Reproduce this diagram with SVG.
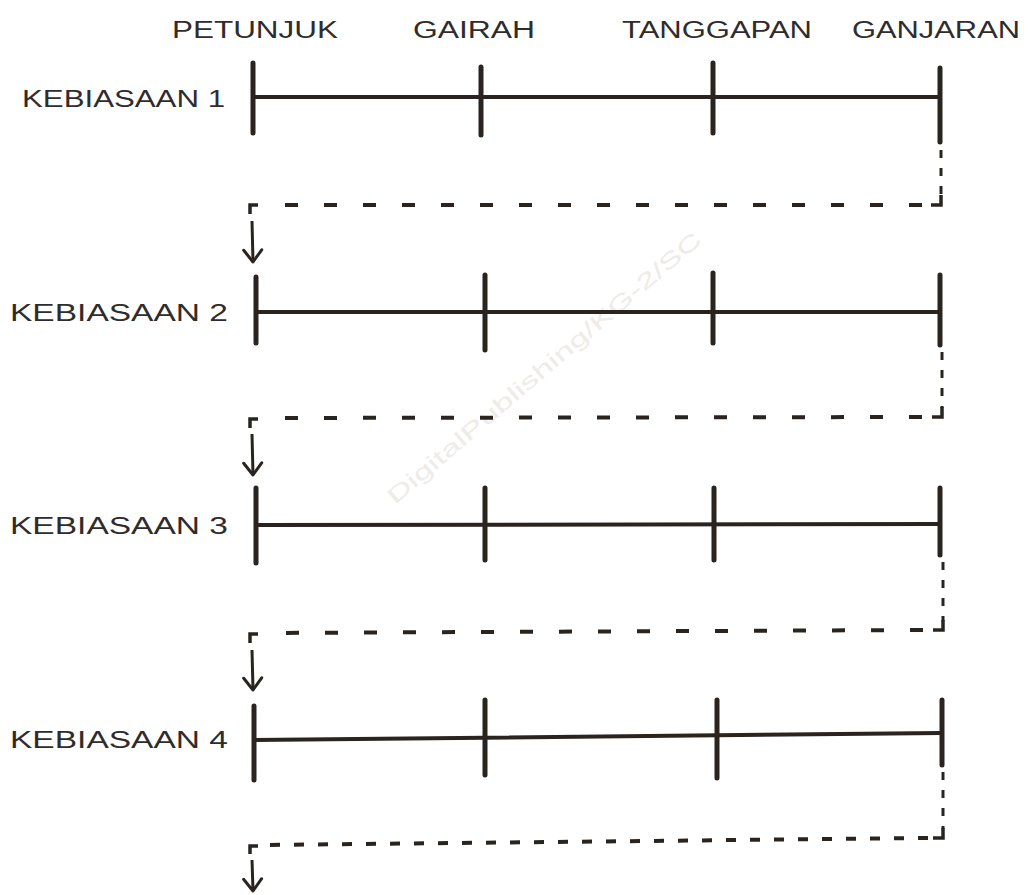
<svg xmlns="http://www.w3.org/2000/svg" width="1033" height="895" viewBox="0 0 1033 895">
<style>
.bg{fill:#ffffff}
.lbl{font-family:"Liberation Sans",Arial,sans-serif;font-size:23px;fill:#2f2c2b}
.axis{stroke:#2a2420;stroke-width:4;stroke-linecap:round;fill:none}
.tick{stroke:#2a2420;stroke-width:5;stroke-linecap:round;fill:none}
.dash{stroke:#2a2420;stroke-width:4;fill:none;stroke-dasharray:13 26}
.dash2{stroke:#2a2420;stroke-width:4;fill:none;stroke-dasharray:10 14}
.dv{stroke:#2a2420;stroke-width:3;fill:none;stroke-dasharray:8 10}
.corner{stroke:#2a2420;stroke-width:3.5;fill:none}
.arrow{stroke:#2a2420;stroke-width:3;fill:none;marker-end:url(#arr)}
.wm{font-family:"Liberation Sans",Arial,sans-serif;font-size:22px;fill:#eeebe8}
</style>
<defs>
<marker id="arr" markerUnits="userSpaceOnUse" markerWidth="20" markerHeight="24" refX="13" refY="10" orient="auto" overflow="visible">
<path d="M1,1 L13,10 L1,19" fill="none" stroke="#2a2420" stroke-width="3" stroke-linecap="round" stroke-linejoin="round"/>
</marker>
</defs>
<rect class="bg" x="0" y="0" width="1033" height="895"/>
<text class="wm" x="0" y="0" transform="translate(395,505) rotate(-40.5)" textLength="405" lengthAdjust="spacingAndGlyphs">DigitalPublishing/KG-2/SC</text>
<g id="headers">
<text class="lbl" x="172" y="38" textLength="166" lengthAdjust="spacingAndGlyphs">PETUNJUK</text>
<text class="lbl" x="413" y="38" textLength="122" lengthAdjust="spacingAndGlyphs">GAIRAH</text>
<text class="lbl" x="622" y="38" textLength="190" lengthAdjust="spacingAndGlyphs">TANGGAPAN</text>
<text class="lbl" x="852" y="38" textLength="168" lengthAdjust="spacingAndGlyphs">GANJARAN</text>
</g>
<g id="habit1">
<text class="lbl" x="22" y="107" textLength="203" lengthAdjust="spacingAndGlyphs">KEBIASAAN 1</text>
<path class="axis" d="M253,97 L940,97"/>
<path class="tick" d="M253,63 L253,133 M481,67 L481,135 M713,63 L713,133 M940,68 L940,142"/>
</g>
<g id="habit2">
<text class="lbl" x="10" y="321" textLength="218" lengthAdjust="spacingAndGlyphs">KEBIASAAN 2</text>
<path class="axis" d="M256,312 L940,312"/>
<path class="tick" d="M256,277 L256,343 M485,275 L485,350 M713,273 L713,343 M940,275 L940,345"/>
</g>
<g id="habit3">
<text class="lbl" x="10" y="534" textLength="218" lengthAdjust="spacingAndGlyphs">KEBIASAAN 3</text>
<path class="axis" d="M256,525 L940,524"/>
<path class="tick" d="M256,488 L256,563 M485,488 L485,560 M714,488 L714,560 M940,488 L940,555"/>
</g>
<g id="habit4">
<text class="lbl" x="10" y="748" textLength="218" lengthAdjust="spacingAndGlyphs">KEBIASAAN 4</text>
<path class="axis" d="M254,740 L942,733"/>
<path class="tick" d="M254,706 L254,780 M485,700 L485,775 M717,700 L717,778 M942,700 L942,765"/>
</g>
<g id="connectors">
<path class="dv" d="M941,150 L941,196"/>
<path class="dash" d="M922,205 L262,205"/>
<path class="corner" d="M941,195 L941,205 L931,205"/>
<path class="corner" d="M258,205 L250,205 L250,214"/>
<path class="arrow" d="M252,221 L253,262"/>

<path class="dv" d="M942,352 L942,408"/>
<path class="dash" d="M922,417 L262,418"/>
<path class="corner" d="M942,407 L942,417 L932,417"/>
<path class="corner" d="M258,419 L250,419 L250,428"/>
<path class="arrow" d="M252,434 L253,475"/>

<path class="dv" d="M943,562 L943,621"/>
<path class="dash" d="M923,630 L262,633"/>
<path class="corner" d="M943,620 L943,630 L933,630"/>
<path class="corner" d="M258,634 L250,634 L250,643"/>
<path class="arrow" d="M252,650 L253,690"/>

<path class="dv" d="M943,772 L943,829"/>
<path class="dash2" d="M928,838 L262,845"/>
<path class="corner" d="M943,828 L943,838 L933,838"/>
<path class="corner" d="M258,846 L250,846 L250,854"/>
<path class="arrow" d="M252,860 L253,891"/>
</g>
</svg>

#####

> WRITTEN TASK
Take the listing above and print it exactly, apart from the pictures.

> SOLUTION TO THE EXERCISE
Reproduce this diagram with SVG.
<svg xmlns="http://www.w3.org/2000/svg" width="1033" height="895" viewBox="0 0 1033 895">
<style>
.bg{fill:#ffffff}
.lbl{font-family:"Liberation Sans",Arial,sans-serif;font-size:23px;fill:#2f2c2b}
.axis{stroke:#2a2420;stroke-width:4;stroke-linecap:round;fill:none}
.tick{stroke:#2a2420;stroke-width:5;stroke-linecap:round;fill:none}
.dash{stroke:#2a2420;stroke-width:4;fill:none;stroke-dasharray:13 26}
.dash2{stroke:#2a2420;stroke-width:4;fill:none;stroke-dasharray:10 14}
.dv{stroke:#2a2420;stroke-width:3;fill:none;stroke-dasharray:8 10}
.corner{stroke:#2a2420;stroke-width:3.5;fill:none}
.arrow{stroke:#2a2420;stroke-width:3;fill:none;marker-end:url(#arr)}
.wm{font-family:"Liberation Sans",Arial,sans-serif;font-size:22px;fill:#eeebe8}
</style>
<defs>
<marker id="arr" markerUnits="userSpaceOnUse" markerWidth="20" markerHeight="24" refX="13" refY="10" orient="auto" overflow="visible">
<path d="M1,1 L13,10 L1,19" fill="none" stroke="#2a2420" stroke-width="3" stroke-linecap="round" stroke-linejoin="round"/>
</marker>
</defs>
<rect class="bg" x="0" y="0" width="1033" height="895"/>
<text class="wm" x="0" y="0" transform="translate(395,505) rotate(-40.5)" textLength="405" lengthAdjust="spacingAndGlyphs">DigitalPublishing/KG-2/SC</text>
<g id="headers">
<text class="lbl" x="172" y="38" textLength="166" lengthAdjust="spacingAndGlyphs">PETUNJUK</text>
<text class="lbl" x="413" y="38" textLength="122" lengthAdjust="spacingAndGlyphs">GAIRAH</text>
<text class="lbl" x="622" y="38" textLength="190" lengthAdjust="spacingAndGlyphs">TANGGAPAN</text>
<text class="lbl" x="852" y="38" textLength="168" lengthAdjust="spacingAndGlyphs">GANJARAN</text>
</g>
<g id="habit1">
<text class="lbl" x="22" y="107" textLength="203" lengthAdjust="spacingAndGlyphs">KEBIASAAN 1</text>
<path class="axis" d="M253,97 L940,97"/>
<path class="tick" d="M253,63 L253,133 M481,67 L481,135 M713,63 L713,133 M940,68 L940,142"/>
</g>
<g id="habit2">
<text class="lbl" x="10" y="321" textLength="218" lengthAdjust="spacingAndGlyphs">KEBIASAAN 2</text>
<path class="axis" d="M256,312 L940,312"/>
<path class="tick" d="M256,277 L256,343 M485,275 L485,350 M713,273 L713,343 M940,275 L940,345"/>
</g>
<g id="habit3">
<text class="lbl" x="10" y="534" textLength="218" lengthAdjust="spacingAndGlyphs">KEBIASAAN 3</text>
<path class="axis" d="M256,525 L940,524"/>
<path class="tick" d="M256,488 L256,563 M485,488 L485,560 M714,488 L714,560 M940,488 L940,555"/>
</g>
<g id="habit4">
<text class="lbl" x="10" y="748" textLength="218" lengthAdjust="spacingAndGlyphs">KEBIASAAN 4</text>
<path class="axis" d="M254,740 L942,733"/>
<path class="tick" d="M254,706 L254,780 M485,700 L485,775 M717,700 L717,778 M942,700 L942,765"/>
</g>
<g id="connectors">
<path class="dv" d="M941,150 L941,196"/>
<path class="dash" d="M922,205 L262,205"/>
<path class="corner" d="M941,195 L941,205 L931,205"/>
<path class="corner" d="M258,205 L250,205 L250,214"/>
<path class="arrow" d="M252,221 L253,262"/>

<path class="dv" d="M942,352 L942,408"/>
<path class="dash" d="M922,417 L262,418"/>
<path class="corner" d="M942,407 L942,417 L932,417"/>
<path class="corner" d="M258,419 L250,419 L250,428"/>
<path class="arrow" d="M252,434 L253,475"/>

<path class="dv" d="M943,562 L943,621"/>
<path class="dash" d="M923,630 L262,633"/>
<path class="corner" d="M943,620 L943,630 L933,630"/>
<path class="corner" d="M258,634 L250,634 L250,643"/>
<path class="arrow" d="M252,650 L253,690"/>

<path class="dv" d="M943,772 L943,829"/>
<path class="dash2" d="M928,838 L262,845"/>
<path class="corner" d="M943,828 L943,838 L933,838"/>
<path class="corner" d="M258,846 L250,846 L250,854"/>
<path class="arrow" d="M252,860 L253,891"/>
</g>
</svg>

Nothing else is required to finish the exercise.